Volcanic heat

Cenizas
Cynthia Guardado
2022, University of Arizona Press

I FEEL the heat of the lava that flows under Cynthia Guardado’s skin. I recognised it immediately, that inexplicable longing to communicate with the invisible dead.

That lava burns in a very different tradition, hers Salvadoreña, mine Celtic, but the ghostly liquid fire flows beneath a rocky surface in the same way, ever threatening to burst into our lived world. It is primordial, a thing of existence, no more avoidable than gravity itself.   

A scientist might tell you that inherited memory, inter-generational trauma, is an epigenetic phenomenon, a rare case of the physical environment imprinting stress factors, the accidents of man-made history, on the genes of offspring. A tool of survival for a species shaped by narrative, perhaps?

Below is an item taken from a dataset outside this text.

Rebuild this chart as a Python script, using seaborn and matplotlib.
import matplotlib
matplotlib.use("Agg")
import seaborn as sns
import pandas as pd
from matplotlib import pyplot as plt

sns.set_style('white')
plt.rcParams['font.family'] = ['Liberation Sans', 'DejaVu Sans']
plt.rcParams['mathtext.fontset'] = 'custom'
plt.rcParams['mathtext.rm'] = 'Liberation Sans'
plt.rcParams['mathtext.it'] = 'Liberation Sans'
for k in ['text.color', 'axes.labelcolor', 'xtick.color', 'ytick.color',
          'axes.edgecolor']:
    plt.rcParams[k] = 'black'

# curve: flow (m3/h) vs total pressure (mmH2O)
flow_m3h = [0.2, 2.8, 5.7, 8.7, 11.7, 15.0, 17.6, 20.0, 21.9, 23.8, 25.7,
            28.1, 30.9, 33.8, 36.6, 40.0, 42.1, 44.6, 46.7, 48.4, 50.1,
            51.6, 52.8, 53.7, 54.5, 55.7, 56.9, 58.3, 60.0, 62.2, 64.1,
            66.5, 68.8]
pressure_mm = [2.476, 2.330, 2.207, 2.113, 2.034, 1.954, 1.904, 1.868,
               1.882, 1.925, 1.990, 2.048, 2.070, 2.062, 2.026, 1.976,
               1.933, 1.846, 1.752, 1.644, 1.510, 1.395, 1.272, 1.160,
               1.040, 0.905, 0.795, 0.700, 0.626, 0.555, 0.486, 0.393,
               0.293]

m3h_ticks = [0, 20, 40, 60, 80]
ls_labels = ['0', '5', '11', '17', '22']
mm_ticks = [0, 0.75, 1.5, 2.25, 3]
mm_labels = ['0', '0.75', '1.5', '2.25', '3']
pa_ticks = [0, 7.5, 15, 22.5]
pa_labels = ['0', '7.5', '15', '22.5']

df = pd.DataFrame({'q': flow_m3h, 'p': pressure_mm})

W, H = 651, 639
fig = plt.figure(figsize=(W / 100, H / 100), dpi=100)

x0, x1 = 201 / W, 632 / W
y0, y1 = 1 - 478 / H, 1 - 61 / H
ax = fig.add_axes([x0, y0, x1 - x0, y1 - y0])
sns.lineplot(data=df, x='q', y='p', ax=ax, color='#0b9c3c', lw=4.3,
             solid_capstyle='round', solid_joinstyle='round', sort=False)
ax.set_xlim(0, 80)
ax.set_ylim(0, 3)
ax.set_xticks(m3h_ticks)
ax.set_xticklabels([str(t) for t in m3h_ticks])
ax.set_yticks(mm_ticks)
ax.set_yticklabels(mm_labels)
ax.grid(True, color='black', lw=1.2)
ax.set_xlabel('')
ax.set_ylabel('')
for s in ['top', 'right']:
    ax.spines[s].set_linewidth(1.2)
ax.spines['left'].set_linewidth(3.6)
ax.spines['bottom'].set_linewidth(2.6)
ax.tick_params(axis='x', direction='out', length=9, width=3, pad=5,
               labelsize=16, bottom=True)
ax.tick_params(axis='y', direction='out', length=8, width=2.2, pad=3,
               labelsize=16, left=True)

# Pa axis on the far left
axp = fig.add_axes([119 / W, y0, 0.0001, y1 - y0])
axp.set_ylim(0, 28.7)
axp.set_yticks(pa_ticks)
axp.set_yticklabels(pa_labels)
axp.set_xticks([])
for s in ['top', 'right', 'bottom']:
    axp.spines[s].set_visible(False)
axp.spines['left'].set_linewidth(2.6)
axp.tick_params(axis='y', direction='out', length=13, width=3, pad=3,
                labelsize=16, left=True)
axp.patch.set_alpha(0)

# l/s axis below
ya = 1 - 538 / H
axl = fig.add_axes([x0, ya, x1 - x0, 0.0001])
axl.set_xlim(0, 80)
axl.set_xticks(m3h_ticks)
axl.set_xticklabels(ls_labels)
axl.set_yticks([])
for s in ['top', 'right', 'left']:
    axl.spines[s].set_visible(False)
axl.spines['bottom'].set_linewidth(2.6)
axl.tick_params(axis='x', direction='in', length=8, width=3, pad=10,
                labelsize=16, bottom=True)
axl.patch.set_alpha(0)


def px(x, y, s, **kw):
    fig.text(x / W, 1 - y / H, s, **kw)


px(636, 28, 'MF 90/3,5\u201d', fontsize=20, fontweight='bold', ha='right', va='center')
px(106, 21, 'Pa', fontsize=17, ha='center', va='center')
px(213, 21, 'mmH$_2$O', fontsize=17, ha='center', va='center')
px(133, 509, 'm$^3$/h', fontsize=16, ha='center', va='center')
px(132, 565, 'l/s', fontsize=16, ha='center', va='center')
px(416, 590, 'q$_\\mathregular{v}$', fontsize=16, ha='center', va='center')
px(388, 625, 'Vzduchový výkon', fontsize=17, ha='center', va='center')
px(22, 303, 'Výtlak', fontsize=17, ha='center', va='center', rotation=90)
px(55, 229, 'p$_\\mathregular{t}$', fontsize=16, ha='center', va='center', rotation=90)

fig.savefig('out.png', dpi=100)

Whatever the explanation for those unanswered questions that haunt children of diasporas, sometimes generations down the line, these fevers cannot be cured, their symptoms only assuaged.

Guardado has done so through poetry, and the fiery currents of the volcanoes of her ancestral El Salvador are evident in every line of her collection, Cenizas. She treats the wounds caused by an unforgiving world to memory by examining the scars of violence that pock her spiritual home. Her family escaped its violent maw, yet she cannot resist its dangerous lure.

Cenizas brings together 40 poems written by Guardado over a 10-year period that explore the relationship of her immediate family, migrants to the US, with their tortured homeland. About 2.3 million Salvadoreños now live in the north, an exodus closely associated with the civil war (1979–1992) and its violent legacy.

This is a volume filled with maternal voices, recognition perhaps of how women are the vectors of tradition. Guardado writes of her own mother: “i cannot explain to her/how each night i see all of our ghosts”. Women pray, mourn, strive to understand the lost souls of their menfolk.

 It is also filled with violence, snapshots of a crueller war than many, “the sound of bullets muffled by pouring rain”, but also criminal violence, the murder of her cousin in the US, the pointless slaughter of the Mara Salvatrucha.

The poet journeyed often there, threats to familial bonds considered worse than those of violence, but always in her dreams does she travel back as well. “Everyone says I should be afraid of you,/but all I want to do is return to you”. Such yearning taps into a universal truth that uprooted peoples everywhere will understand. It cannot be explained rationally, but poetry never can.